Vaz reports that no one — not the city Planning Department nor Ed Reyes, chairman of the City Council's Planning and Land Use Management Committee, who represents Lincoln Heights — has spoken to him about enacting buffer zones or requiring a disclosure statement for housing placed within 500 feet of freeways. (Through a spokeswoman, Reyes tells the Weekly he's "unavailable" to talk about the health impacts caused when City Hall approves housing that abuts freeways.)

"If you're buying a home near a freeway, you know it's there," Vaz says. "The freeway is hitting you in the face.

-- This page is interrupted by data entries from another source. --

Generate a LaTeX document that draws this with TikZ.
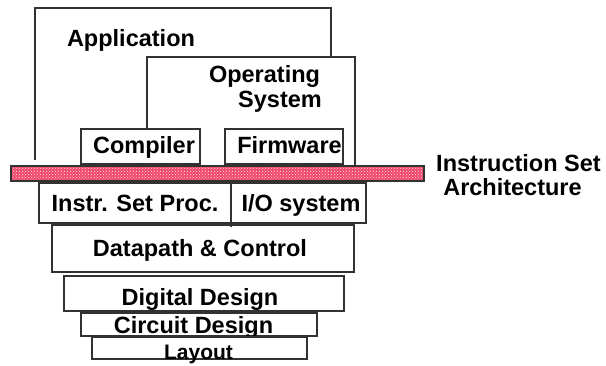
\documentclass[tikz,border=0pt]{standalone}
\usepackage{fontspec}
\setmainfont{Liberation Sans}
\usetikzlibrary{patterns}
\definecolor{lineg}{RGB}{50,50,50}
\definecolor{barred}{RGB}{240,70,105}
\begin{document}
\begin{tikzpicture}[x=1pt,y=-1pt,
  box/.style={draw=lineg,line width=1.1pt},
  lbl/.style={anchor=base,inner sep=0pt,font=\fontsize{23.5}{25}\selectfont\bfseries},
  slbl/.style={anchor=base,inner sep=0pt,font=\fontsize{21}{23}\selectfont\bfseries}]
\useasboundingbox (0,0) rectangle (606,365);
% Application and OS outlines
\draw[box] (35,160) -- (35,8) -- (331,8) -- (331,57);
\draw[box] (147,129) -- (147,57) -- (355,57) -- (355,166);
\node[lbl] (app) at (131,46) {Application};
\node[lbl] (os1) at (264.5,82) {Operating};
\node[lbl] (os2) at (280,107) {System};
% compiler / firmware
\draw[box,fill=white] (81,129) rectangle (200,164);
\draw[box,fill=white] (225,129) rectangle (343,164);
\node[lbl] (comp) at (144,153) {Compiler};
\node[lbl] (firm) at (289.5,153) {Firmware};
% ISA bar
\fill[barred] (11,166) rectangle (424,181);
\fill[pattern=crosshatch dots,pattern color=white!85!barred] (11,166) rectangle (424,181);
\draw[draw=lineg,line width=1.1pt] (11,166) rectangle (424,181);
\node[lbl] (isa1) at (518.5,171.5) {Instruction Set};
\node[lbl] (isa2) at (512.5,195) {Architecture};
% lower levels
\draw[box] (39,183) rectangle (366,223);
\draw[box] (231,183) -- (231,227);
\node[lbl] (isp) at (135,211.5) {Instr. Set Proc.};
\node[lbl] (io) at (301,211.5) {I/O system};
\draw[box] (52,225) rectangle (354,272);
\node[lbl] (dp) at (200,256.5) {Datapath \& Control};
\draw[box] (64,276) rectangle (344,311);
\node[lbl] (dd) at (200,305) {Digital Design};
\draw[box] (81,313) rectangle (317,336);
\node[lbl] (cd) at (193.5,333) {Circuit Design};
\draw[box] (92,337) rectangle (307,359);
\node[slbl] (lay) at (198.5,359) {Layout};
\end{tikzpicture}
\end{document}
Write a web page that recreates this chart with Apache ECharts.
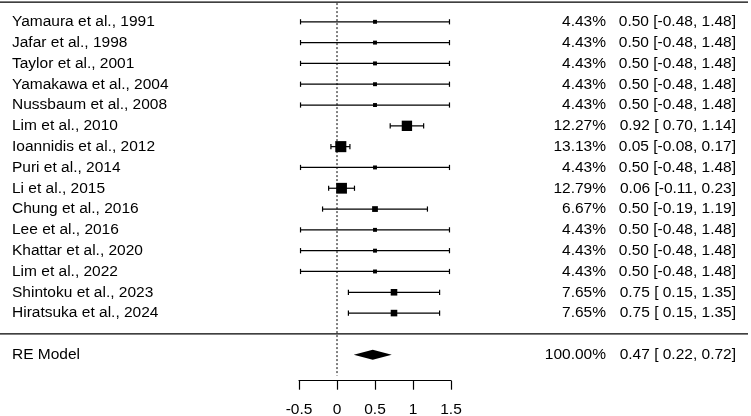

Most people are buying and renting because there is a freeway." Moreover, he is seeing more and more units erected near the freeways, in part, because "there's a shortage of land and people will build where they can," even on often-expensive freeway-adjacent land.

With city officials now focused on preventing the city government of Los Angeles from sliding into a deeper fiscal crisis, a debate over the health of tens of thousands of local children is unlikely to be welcomed by the City Council or Villaraigosa.

According to Woo, neither the City Council, led by electric car–driving Council President Eric Garcetti, nor Villaraigosa, who wants Los Angeles to be "the cleanest and greenest city" in America, has shown an interest in the 500-foot buffers or hazard-disclosure regulations suggested by the scientists. Inside City Hall, where real estate developers have enjoyed outsized influence for the past 100 years or so, such restrictions, Woo says, would "probably be very controversial."

But neither is the issue being pushed by the environmental community in Southern California, which has been much more focused on lobbying the California Legislature on state environmental laws and global warming.

"I can't think of an [environmental] group that's fighting development near freeways," says Martha Arguello, executive director of the Los Angeles chapter of Physicians for Social Responsibility, a nonprofit, public-health advocacy group. "I'm hard-pressed."

The nonprofit organization Breathe L.A. — which promotes itself as a 107-year-old public-benefit group dedicated to "clean air and healthy lungs in Los Angeles County" — is giving its 2010 Breath of Life Award to District 9 City Councilwoman Jan Perry. The strongly pro-development Perry has pushed for lofts, condos and apartments next to and near downtown's jammed freeways. She has not pushed any plan to warn Angelenos about the serious health effects on children who move into that housing.

According to Breathe L.A.'s announcement, sent to the media a few days ago, Jan Perry promotes "clean air and healthy lungs ... each and every day."

Environmentalists, says Bahram Fazeli of Communities for a Better Environment, have perhaps missed an opportunity by focusing on other issues, such as cleaning up the ports and working with the Mayor's Office to sign off on a "cumulative-impacts" directive.